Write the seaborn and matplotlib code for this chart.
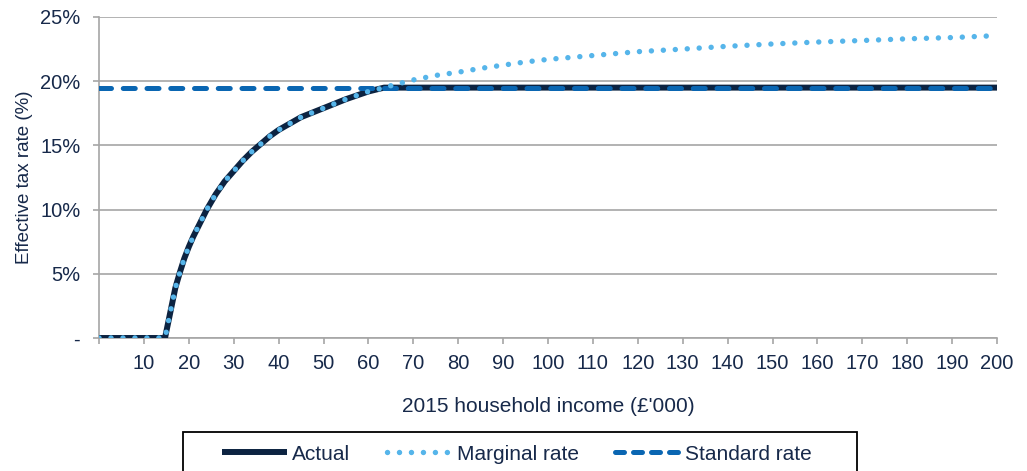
import matplotlib
matplotlib.use("Agg")
import matplotlib.pyplot as plt
from matplotlib.lines import Line2D
from matplotlib.patches import Rectangle
import seaborn as sns
import pandas as pd

# Household income (£'000) at which each rate is given
income = [0, 5, 10, 14.7, 16, 17, 18, 19, 20, 21, 22, 23, 24, 26, 28, 30, 32, 34, 36,
          38, 40, 42, 45, 50, 55, 60, 63.5, 65, 70, 75, 80, 85, 90, 95, 100, 105, 110,
          115, 120, 125, 130, 140, 150, 160, 170, 180, 190, 200]

# Effective tax rate (%) actually paid
actual = [0, 0, 0, 0, 2.2, 3.9, 5.1, 6.2, 7.1, 7.9, 8.6, 9.3, 10.0, 11.2, 12.2, 13.0,
          13.8, 14.5, 15.1, 15.7, 16.2, 16.6, 17.2, 17.9, 18.6, 19.2, 19.5, 19.5, 19.5,
          19.5, 19.5, 19.5, 19.5, 19.5, 19.5, 19.5, 19.5, 19.5, 19.5, 19.5, 19.5, 19.5,
          19.5, 19.5, 19.5, 19.5, 19.5, 19.5]

# Effective tax rate (%) under the marginal-rate schedule
marginal = [0, 0, 0, 0, 2.2, 3.9, 5.1, 6.2, 7.1, 7.9, 8.6, 9.3, 10.0, 11.2, 12.2, 13.0,
            13.8, 14.5, 15.1, 15.7, 16.2, 16.6, 17.2, 17.9, 18.6, 19.2, 19.5, 19.65,
            20.1, 20.45, 20.7, 21.0, 21.25, 21.5, 21.7, 21.85, 22.0, 22.15, 22.3, 22.4,
            22.5, 22.72, 22.9, 23.05, 23.17, 23.3, 23.4, 23.55]

# Flat standard rate (%)
standard = [19.5] * len(income)

series_names = ["Actual", "Marginal rate", "Standard rate"]
x_ticks = list(range(0, 201, 10))
x_tick_labels = [""] + [str(v) for v in range(10, 201, 10)]
y_ticks = [0, 5, 10, 15, 20, 25]
y_tick_labels = ["-", "5%", "10%", "15%", "20%", "25%"]

df = pd.DataFrame({"income": income, "actual": actual,
                   "marginal": marginal, "standard": standard})

sns.set_theme(style="white")
plt.rcParams["font.family"] = ["Liberation Sans", "DejaVu Sans"]

navy = "#0c2341"
light_blue = "#56b5ea"
mid_blue = "#0a66b2"
text_col = "#17294a"
grid_col = "#a6a6a6"

lw_actual, lw_std, lw_marg = 4.3, 3.6, 3.9
dash_std = (0, (2.4, 2.35))
dot_marg = (0, (0.01, 2.2))

fig = plt.figure(figsize=(10.27, 4.71), dpi=100)
ax = fig.add_axes([99 / 1027, 1 - 338 / 471, (997 - 99) / 1027, (338 - 17) / 471])

sns.lineplot(data=df, x="income", y="actual", ax=ax, color=navy, linewidth=lw_actual,
             solid_capstyle="butt", solid_joinstyle="round", zorder=3)
sns.lineplot(data=df, x="income", y="standard", ax=ax, color=mid_blue, linewidth=lw_std,
             linestyle=dash_std, dash_capstyle="round", zorder=4)
sns.lineplot(data=df, x="income", y="marginal", ax=ax, color=light_blue, linewidth=lw_marg,
             linestyle=dot_marg, dash_capstyle="round", zorder=5)

ax.set_xlim(0, 200)
ax.set_ylim(0, 25)
ax.set_xticks(x_ticks)
ax.set_xticklabels(x_tick_labels)
ax.set_yticks(y_ticks)
ax.set_yticklabels(y_tick_labels)

ax.grid(axis="y", color=grid_col, linewidth=1.2)
ax.grid(axis="x", visible=False)
ax.set_axisbelow(True)
for side in ("top", "right"):
    ax.spines[side].set_visible(False)
for side in ("left", "bottom"):
    ax.spines[side].set_color(grid_col)
    ax.spines[side].set_linewidth(1.2)

ax.tick_params(axis="both", which="major", direction="out", length=4.5, width=1.2,
               color=grid_col, labelcolor=text_col, left=True, bottom=True)
ax.tick_params(axis="x", pad=7, labelsize=14.5)
ax.tick_params(axis="y", pad=9, labelsize=14.5)

ax.set_xlabel("2015 household income (£'000)", fontsize=15, color=text_col, labelpad=17)
ax.set_ylabel("Effective tax rate (%)", fontsize=13.5, color=text_col, labelpad=5)

# Legend below the chart, with a black box that runs off the bottom edge
handles = [
    Line2D([], [], color=navy, linewidth=lw_actual, solid_capstyle="butt"),
    Line2D([], [], color=light_blue, linewidth=lw_marg, linestyle=dot_marg,
           dash_capstyle="round"),
    Line2D([], [], color=mid_blue, linewidth=lw_std, linestyle=(0, (1.8, 1.8)),
           dash_capstyle="round"),
]
fig.legend(handles, series_names, loc="center", ncol=3,
           bbox_to_anchor=(517 / 1027, 1 - 454 / 471), frameon=False,
           fontsize=15, handlelength=3.1, handletextpad=0.25, columnspacing=1.75,
           labelcolor=text_col)
fig.patches.append(Rectangle((183 / 1027, -0.05), (857 - 183) / 1027,
                             (471 - 432) / 471 + 0.05, transform=fig.transFigure,
                             fill=False, edgecolor="black", linewidth=1.3))

fig.savefig("out.png", dpi=100)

- - - - -

Written task: Leave out the pictures and repeat the lines from the start of the material through the line with "import pandas as pd", inclusive.

Full output:
Write the seaborn and matplotlib code for this chart.
import matplotlib
matplotlib.use("Agg")
import matplotlib.pyplot as plt
from matplotlib.lines import Line2D
from matplotlib.patches import Rectangle
import seaborn as sns
import pandas as pd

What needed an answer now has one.